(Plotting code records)
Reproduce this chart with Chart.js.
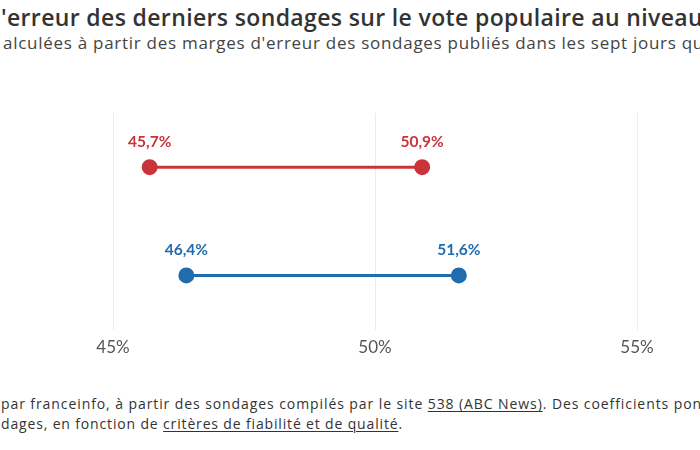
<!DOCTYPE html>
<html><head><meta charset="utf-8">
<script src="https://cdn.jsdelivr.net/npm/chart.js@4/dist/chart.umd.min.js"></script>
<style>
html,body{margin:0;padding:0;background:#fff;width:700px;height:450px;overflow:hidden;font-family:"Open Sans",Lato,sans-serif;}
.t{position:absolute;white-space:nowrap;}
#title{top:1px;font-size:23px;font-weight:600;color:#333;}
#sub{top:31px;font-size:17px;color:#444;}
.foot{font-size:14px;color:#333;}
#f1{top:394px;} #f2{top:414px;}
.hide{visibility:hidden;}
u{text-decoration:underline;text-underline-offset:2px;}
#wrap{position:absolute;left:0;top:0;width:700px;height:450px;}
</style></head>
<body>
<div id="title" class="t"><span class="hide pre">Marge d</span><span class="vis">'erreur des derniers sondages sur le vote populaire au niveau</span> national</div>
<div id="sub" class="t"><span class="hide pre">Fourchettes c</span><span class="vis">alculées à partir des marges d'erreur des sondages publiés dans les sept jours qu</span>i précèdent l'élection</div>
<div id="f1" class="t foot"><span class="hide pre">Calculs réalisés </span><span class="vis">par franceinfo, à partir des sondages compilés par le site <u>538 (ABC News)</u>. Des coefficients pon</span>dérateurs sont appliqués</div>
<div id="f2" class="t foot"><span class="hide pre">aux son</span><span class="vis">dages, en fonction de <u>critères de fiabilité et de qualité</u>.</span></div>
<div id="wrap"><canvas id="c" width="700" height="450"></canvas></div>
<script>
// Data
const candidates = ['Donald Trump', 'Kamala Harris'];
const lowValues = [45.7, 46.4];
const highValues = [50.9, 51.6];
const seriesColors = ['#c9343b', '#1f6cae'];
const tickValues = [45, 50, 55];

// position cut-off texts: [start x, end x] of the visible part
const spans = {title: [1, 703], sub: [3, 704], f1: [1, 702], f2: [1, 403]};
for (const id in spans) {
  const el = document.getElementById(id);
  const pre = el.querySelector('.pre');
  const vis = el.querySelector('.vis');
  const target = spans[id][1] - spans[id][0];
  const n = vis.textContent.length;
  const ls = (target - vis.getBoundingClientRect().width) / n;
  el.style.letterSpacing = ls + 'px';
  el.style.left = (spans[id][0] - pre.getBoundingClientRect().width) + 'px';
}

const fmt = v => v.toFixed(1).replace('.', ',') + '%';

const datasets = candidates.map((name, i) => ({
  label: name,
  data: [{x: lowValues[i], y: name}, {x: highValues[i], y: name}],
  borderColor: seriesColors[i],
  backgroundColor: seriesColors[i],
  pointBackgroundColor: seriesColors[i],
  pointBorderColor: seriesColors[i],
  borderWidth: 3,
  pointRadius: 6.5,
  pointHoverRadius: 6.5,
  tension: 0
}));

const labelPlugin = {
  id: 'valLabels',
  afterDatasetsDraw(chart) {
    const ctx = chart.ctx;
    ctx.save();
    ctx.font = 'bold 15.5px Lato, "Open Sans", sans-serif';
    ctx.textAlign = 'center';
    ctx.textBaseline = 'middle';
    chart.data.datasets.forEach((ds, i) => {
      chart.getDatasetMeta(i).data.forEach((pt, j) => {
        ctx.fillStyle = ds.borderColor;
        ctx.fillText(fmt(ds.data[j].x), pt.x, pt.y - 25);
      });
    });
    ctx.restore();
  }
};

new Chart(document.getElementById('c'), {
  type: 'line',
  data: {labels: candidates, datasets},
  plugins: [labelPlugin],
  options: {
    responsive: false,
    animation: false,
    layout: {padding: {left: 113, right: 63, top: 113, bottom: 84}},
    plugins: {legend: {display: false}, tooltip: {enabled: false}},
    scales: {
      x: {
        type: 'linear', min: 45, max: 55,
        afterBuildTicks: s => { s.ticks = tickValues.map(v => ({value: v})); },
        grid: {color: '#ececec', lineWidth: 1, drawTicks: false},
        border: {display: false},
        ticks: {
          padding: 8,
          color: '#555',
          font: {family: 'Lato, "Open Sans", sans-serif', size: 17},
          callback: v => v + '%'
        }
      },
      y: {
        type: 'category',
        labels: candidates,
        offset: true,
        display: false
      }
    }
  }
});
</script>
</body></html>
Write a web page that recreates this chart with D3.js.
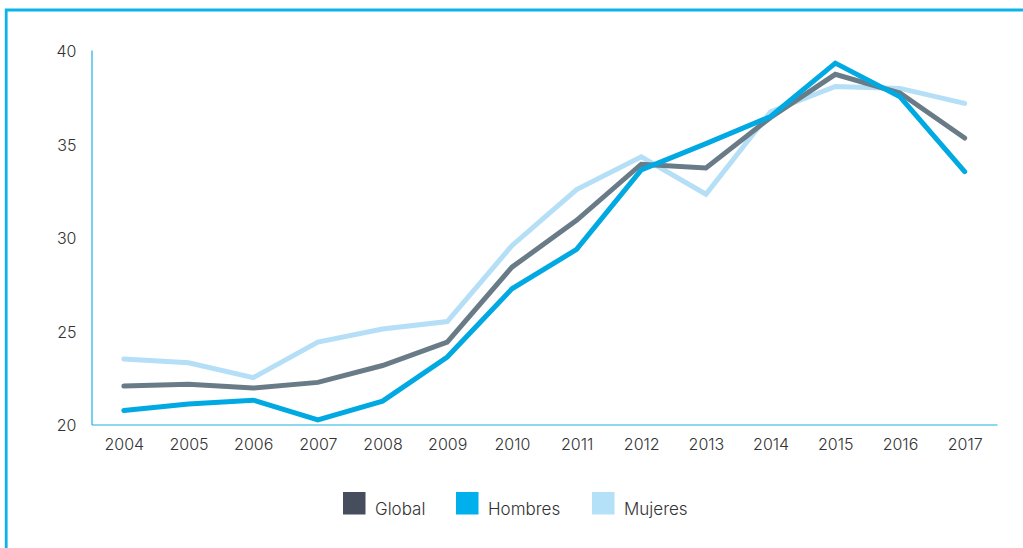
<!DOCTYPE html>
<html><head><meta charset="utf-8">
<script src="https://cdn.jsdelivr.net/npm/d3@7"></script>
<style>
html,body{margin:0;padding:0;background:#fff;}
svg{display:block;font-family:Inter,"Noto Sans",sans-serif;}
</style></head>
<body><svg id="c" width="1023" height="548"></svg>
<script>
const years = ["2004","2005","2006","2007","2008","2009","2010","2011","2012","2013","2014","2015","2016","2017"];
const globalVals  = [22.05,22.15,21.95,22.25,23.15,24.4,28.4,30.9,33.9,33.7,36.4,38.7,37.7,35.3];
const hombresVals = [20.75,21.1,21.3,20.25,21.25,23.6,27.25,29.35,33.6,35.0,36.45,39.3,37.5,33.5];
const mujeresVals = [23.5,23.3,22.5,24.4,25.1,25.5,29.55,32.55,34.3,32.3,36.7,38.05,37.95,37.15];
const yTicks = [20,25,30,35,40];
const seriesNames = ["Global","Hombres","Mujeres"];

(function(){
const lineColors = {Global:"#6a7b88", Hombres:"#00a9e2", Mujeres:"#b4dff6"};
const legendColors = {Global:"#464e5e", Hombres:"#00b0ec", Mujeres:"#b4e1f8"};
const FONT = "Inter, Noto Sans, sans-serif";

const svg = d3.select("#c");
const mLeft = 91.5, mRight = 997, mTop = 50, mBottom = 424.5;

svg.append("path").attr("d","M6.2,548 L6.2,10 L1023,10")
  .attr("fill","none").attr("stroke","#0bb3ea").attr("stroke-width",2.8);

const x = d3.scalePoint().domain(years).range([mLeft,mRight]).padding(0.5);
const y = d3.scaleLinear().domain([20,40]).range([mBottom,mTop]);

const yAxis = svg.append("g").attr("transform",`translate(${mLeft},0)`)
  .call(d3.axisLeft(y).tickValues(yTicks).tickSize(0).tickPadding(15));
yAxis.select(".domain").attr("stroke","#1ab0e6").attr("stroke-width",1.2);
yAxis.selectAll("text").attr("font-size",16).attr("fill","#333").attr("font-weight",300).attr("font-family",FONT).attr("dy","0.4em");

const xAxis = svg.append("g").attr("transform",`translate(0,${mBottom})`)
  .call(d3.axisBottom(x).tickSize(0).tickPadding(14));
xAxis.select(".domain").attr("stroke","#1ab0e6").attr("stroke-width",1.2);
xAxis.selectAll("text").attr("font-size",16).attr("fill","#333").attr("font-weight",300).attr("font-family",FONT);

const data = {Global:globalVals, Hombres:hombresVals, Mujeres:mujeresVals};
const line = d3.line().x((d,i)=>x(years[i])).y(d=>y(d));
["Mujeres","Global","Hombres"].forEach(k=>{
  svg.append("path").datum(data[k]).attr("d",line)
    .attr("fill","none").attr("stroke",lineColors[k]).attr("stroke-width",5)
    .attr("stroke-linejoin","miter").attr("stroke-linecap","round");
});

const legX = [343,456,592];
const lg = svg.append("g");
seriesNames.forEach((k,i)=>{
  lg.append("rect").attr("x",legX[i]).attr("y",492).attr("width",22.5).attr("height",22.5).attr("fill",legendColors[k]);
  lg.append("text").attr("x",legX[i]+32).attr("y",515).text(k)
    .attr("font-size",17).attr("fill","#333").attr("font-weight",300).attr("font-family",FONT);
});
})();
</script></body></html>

** WHAT YOU WILL DO **
Omit all pictures, then copy the lines between the ones holding "Write a web" and "y = d3.scaleLinear().domain([20,40]).range([mBottom,mTop]);", inclusive.

** RESULT FOR THIS EXERCISE **
Write a web page that recreates this chart with D3.js.
<!DOCTYPE html>
<html><head><meta charset="utf-8">
<script src="https://cdn.jsdelivr.net/npm/d3@7"></script>
<style>
html,body{margin:0;padding:0;background:#fff;}
svg{display:block;font-family:Inter,"Noto Sans",sans-serif;}
</style></head>
<body><svg id="c" width="1023" height="548"></svg>
<script>
const years = ["2004","2005","2006","2007","2008","2009","2010","2011","2012","2013","2014","2015","2016","2017"];
const globalVals  = [22.05,22.15,21.95,22.25,23.15,24.4,28.4,30.9,33.9,33.7,36.4,38.7,37.7,35.3];
const hombresVals = [20.75,21.1,21.3,20.25,21.25,23.6,27.25,29.35,33.6,35.0,36.45,39.3,37.5,33.5];
const mujeresVals = [23.5,23.3,22.5,24.4,25.1,25.5,29.55,32.55,34.3,32.3,36.7,38.05,37.95,37.15];
const yTicks = [20,25,30,35,40];
const seriesNames = ["Global","Hombres","Mujeres"];

(function(){
const lineColors = {Global:"#6a7b88", Hombres:"#00a9e2", Mujeres:"#b4dff6"};
const legendColors = {Global:"#464e5e", Hombres:"#00b0ec", Mujeres:"#b4e1f8"};
const FONT = "Inter, Noto Sans, sans-serif";

const svg = d3.select("#c");
const mLeft = 91.5, mRight = 997, mTop = 50, mBottom = 424.5;

svg.append("path").attr("d","M6.2,548 L6.2,10 L1023,10")
  .attr("fill","none").attr("stroke","#0bb3ea").attr("stroke-width",2.8);

const x = d3.scalePoint().domain(years).range([mLeft,mRight]).padding(0.5);
const y = d3.scaleLinear().domain([20,40]).range([mBottom,mTop]);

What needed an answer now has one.